After all, it is in the nature of a business to seek profit maximisation, which is usually when its rivals have been subdued or when the fight for market share has eased.
Neither of these has to be a bad thing unless the lack of competition weighs down the economy by breeding inefficiency, smothering innovation and shortchanging consumers. In such a case, the government will have to step in to tame this inclination towards anti-competitive behaviour.
It took several years to take off but Malaysia now has a competition policy backed by statute. If enforced wisely and fearlessly, the Competition Act 2010 will help usher the country to its New Economic Model (NEM).
In a December 2010 report, the National Economic Advisory Council points out that to achieve the NEM goals of high income, inclusiveness and sustainability, the fundamentals of doing business in Malaysia have to change to enable the private sector ‘to step up and make a full contribution to growth’.
Part of this new approach is the promotion of healthy competition across and within sectors to revive private investment and market dynamism. This is why Malaysia is among the more than 130 countries that have a competition law regime.

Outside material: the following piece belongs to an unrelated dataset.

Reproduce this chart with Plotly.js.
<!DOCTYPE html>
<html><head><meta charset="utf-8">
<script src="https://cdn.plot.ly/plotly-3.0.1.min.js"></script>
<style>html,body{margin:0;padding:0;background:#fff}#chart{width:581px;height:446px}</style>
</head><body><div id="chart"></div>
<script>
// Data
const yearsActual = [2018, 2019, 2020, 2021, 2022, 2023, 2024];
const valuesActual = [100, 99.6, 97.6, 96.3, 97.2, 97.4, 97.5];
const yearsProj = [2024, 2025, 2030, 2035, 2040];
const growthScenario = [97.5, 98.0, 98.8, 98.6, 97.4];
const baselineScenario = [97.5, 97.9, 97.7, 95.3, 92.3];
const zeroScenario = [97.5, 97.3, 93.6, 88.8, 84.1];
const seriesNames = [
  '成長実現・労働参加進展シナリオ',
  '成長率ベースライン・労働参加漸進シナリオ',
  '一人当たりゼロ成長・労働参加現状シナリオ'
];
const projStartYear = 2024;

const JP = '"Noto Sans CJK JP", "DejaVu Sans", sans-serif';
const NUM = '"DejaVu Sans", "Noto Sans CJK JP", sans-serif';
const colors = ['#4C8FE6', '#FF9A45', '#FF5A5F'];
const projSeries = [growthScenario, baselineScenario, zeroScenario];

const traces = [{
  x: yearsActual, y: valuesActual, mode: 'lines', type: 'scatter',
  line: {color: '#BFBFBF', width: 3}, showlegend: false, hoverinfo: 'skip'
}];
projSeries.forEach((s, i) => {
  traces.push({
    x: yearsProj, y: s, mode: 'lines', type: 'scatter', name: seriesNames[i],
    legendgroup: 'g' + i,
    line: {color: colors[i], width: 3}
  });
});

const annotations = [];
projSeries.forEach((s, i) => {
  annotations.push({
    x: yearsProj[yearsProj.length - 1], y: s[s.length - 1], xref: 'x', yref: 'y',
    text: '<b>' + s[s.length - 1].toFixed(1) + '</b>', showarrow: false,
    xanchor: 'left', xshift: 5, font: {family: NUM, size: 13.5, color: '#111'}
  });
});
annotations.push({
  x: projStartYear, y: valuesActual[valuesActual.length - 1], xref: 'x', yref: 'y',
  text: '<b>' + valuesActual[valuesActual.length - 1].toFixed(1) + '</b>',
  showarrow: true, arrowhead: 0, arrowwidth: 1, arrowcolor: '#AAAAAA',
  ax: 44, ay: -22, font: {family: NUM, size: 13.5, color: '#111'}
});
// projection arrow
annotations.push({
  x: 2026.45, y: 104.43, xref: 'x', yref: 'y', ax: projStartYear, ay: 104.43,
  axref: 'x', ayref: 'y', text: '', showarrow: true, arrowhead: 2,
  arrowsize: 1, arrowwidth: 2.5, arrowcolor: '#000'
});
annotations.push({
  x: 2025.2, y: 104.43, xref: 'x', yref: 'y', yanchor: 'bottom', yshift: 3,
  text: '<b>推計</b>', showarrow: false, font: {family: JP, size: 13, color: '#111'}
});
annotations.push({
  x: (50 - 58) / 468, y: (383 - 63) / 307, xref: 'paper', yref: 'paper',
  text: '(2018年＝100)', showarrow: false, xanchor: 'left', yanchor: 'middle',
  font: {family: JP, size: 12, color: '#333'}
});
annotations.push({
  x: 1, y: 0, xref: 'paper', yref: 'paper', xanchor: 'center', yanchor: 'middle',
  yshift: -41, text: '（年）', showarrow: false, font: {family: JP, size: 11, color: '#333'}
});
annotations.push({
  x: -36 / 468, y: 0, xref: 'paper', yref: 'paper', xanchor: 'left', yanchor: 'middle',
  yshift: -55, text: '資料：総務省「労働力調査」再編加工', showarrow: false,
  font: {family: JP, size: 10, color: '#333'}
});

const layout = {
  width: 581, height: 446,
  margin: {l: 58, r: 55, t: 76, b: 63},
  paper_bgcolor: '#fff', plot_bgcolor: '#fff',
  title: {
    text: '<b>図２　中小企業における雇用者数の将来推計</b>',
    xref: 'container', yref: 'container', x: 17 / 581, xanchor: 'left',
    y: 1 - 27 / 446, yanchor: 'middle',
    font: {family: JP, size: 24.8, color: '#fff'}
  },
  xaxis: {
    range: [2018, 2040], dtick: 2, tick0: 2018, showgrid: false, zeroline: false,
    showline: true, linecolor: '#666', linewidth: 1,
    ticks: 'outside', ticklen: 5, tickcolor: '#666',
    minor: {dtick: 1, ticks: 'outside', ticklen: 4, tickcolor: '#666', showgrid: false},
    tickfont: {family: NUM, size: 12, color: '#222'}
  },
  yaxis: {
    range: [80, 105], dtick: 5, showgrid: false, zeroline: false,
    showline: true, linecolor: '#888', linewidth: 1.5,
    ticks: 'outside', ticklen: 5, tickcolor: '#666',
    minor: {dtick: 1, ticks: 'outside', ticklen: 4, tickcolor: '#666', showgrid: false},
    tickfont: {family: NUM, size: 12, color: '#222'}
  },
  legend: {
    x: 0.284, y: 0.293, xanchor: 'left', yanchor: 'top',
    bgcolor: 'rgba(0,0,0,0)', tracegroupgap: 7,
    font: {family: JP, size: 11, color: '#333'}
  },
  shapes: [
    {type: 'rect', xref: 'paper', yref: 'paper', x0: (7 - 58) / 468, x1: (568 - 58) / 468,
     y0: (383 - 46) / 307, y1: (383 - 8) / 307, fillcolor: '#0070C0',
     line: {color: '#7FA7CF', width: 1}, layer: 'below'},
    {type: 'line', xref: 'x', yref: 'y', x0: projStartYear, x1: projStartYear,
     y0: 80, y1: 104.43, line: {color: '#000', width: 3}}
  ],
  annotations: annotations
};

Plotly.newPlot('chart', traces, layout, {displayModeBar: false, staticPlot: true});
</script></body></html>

The origin of the Competition Act goes back to 1995, when the Fair Trade Practices Bill was drafted. A decade later, the cabinet approved the Fair Trade Practices Policy. However, it was only in June 2010 that the Competition Act and the complementary Competition Commission Act were enacted. After an 18-month grace period to build awareness and readiness, the Competition Act came into force in January 2012.
Given that Malaysia’s competition policy is relatively young and is a pivotal component of the country’s economic transformation plan, it is fascinating to follow how the Malaysia Competition Commission (MyCC) is spearheading the implementation of the policy.
Competition law is complex and evolving. As one MyCC commisioner puts it, it is an economic law couched in the language of ethics and rights. The regulator has to study the effects of an infringement; it is not enough to proceed based just on the charge that the infringement happened. An additional challenge is that according to a recent study by the MyCC, less than 10% of Malaysian businesses are aware of competition law.
This is a situation that requires the right balance of advocacy and enforcement but as always, it is the latter that best reflects the will behind the law.
The MyCC’s first enforcement case was the 2012 non-penalty decision against an association of flower growers for price fixing. It was not big enough to be a defining moment for the commission, but there are pending cases whose outcomes can certainly send strong signals to the market.
With the Competition Act having been in force for almost two years, the MyCC says it will no longer take a soft approach in enforcement. That is a bold statement. Yes, we can be cynical about it. Or better yet, we can root for the commission. With courage, commitment and competence, it can help raise competitiveness within Malaysia. We should be more than pleased to see that happen.